Aim of the task> Will you print the material below without altering a single character?

···

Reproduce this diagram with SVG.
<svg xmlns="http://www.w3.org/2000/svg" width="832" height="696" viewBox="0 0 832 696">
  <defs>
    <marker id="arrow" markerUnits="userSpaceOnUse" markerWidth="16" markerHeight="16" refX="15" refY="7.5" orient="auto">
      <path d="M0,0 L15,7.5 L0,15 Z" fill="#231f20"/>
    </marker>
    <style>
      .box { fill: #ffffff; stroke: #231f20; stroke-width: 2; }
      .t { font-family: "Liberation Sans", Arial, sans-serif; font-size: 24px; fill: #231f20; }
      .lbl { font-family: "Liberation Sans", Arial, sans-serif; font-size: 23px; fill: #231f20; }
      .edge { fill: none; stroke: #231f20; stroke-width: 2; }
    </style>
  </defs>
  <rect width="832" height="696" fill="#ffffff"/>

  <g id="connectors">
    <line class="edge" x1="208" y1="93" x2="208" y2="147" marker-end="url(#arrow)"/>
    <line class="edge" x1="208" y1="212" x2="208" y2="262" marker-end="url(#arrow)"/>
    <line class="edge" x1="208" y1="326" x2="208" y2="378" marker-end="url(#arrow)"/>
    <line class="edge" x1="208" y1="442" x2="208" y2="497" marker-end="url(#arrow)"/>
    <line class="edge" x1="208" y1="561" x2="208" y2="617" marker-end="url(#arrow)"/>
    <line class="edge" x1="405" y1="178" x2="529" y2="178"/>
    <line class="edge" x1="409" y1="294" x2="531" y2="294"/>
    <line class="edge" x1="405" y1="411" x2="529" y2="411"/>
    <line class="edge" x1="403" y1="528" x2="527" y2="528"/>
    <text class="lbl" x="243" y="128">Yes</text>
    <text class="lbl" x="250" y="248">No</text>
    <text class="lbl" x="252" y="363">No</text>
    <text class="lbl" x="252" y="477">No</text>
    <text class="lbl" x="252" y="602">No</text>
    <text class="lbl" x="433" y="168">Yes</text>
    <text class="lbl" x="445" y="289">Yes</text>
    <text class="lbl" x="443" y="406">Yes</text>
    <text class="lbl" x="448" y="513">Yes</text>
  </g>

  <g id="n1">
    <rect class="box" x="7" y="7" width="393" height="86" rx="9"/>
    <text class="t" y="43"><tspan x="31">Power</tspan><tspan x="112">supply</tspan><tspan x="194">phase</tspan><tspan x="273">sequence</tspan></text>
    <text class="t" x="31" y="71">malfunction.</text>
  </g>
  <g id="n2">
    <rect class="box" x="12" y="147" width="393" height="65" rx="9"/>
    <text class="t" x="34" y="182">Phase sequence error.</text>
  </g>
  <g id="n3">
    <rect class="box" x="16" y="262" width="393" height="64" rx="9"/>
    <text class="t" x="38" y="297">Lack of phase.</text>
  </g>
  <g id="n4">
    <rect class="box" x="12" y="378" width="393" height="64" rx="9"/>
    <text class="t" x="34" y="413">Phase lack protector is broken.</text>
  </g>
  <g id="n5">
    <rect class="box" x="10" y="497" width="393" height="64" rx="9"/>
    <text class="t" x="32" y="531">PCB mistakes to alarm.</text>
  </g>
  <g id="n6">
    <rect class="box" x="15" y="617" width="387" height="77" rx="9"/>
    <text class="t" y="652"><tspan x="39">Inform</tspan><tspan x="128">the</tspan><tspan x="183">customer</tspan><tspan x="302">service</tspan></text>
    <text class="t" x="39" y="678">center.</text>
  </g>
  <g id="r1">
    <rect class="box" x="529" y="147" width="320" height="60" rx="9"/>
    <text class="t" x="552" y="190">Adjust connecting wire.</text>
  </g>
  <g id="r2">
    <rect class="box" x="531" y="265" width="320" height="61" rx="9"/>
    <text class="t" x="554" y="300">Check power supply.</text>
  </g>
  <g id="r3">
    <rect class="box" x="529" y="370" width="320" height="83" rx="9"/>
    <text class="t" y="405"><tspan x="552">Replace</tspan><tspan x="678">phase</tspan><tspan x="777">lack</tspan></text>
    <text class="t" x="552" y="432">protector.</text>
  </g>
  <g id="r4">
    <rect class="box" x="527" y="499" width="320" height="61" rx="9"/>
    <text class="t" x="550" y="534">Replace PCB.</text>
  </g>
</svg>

···

Solution for this exercise>
Reproduce this diagram with SVG.
<svg xmlns="http://www.w3.org/2000/svg" width="832" height="696" viewBox="0 0 832 696">
  <defs>
    <marker id="arrow" markerUnits="userSpaceOnUse" markerWidth="16" markerHeight="16" refX="15" refY="7.5" orient="auto">
      <path d="M0,0 L15,7.5 L0,15 Z" fill="#231f20"/>
    </marker>
    <style>
      .box { fill: #ffffff; stroke: #231f20; stroke-width: 2; }
      .t { font-family: "Liberation Sans", Arial, sans-serif; font-size: 24px; fill: #231f20; }
      .lbl { font-family: "Liberation Sans", Arial, sans-serif; font-size: 23px; fill: #231f20; }
      .edge { fill: none; stroke: #231f20; stroke-width: 2; }
    </style>
  </defs>
  <rect width="832" height="696" fill="#ffffff"/>

  <g id="connectors">
    <line class="edge" x1="208" y1="93" x2="208" y2="147" marker-end="url(#arrow)"/>
    <line class="edge" x1="208" y1="212" x2="208" y2="262" marker-end="url(#arrow)"/>
    <line class="edge" x1="208" y1="326" x2="208" y2="378" marker-end="url(#arrow)"/>
    <line class="edge" x1="208" y1="442" x2="208" y2="497" marker-end="url(#arrow)"/>
    <line class="edge" x1="208" y1="561" x2="208" y2="617" marker-end="url(#arrow)"/>
    <line class="edge" x1="405" y1="178" x2="529" y2="178"/>
    <line class="edge" x1="409" y1="294" x2="531" y2="294"/>
    <line class="edge" x1="405" y1="411" x2="529" y2="411"/>
    <line class="edge" x1="403" y1="528" x2="527" y2="528"/>
    <text class="lbl" x="243" y="128">Yes</text>
    <text class="lbl" x="250" y="248">No</text>
    <text class="lbl" x="252" y="363">No</text>
    <text class="lbl" x="252" y="477">No</text>
    <text class="lbl" x="252" y="602">No</text>
    <text class="lbl" x="433" y="168">Yes</text>
    <text class="lbl" x="445" y="289">Yes</text>
    <text class="lbl" x="443" y="406">Yes</text>
    <text class="lbl" x="448" y="513">Yes</text>
  </g>

  <g id="n1">
    <rect class="box" x="7" y="7" width="393" height="86" rx="9"/>
    <text class="t" y="43"><tspan x="31">Power</tspan><tspan x="112">supply</tspan><tspan x="194">phase</tspan><tspan x="273">sequence</tspan></text>
    <text class="t" x="31" y="71">malfunction.</text>
  </g>
  <g id="n2">
    <rect class="box" x="12" y="147" width="393" height="65" rx="9"/>
    <text class="t" x="34" y="182">Phase sequence error.</text>
  </g>
  <g id="n3">
    <rect class="box" x="16" y="262" width="393" height="64" rx="9"/>
    <text class="t" x="38" y="297">Lack of phase.</text>
  </g>
  <g id="n4">
    <rect class="box" x="12" y="378" width="393" height="64" rx="9"/>
    <text class="t" x="34" y="413">Phase lack protector is broken.</text>
  </g>
  <g id="n5">
    <rect class="box" x="10" y="497" width="393" height="64" rx="9"/>
    <text class="t" x="32" y="531">PCB mistakes to alarm.</text>
  </g>
  <g id="n6">
    <rect class="box" x="15" y="617" width="387" height="77" rx="9"/>
    <text class="t" y="652"><tspan x="39">Inform</tspan><tspan x="128">the</tspan><tspan x="183">customer</tspan><tspan x="302">service</tspan></text>
    <text class="t" x="39" y="678">center.</text>
  </g>
  <g id="r1">
    <rect class="box" x="529" y="147" width="320" height="60" rx="9"/>
    <text class="t" x="552" y="190">Adjust connecting wire.</text>
  </g>
  <g id="r2">
    <rect class="box" x="531" y="265" width="320" height="61" rx="9"/>
    <text class="t" x="554" y="300">Check power supply.</text>
  </g>
  <g id="r3">
    <rect class="box" x="529" y="370" width="320" height="83" rx="9"/>
    <text class="t" y="405"><tspan x="552">Replace</tspan><tspan x="678">phase</tspan><tspan x="777">lack</tspan></text>
    <text class="t" x="552" y="432">protector.</text>
  </g>
  <g id="r4">
    <rect class="box" x="527" y="499" width="320" height="61" rx="9"/>
    <text class="t" x="550" y="534">Replace PCB.</text>
  </g>
</svg>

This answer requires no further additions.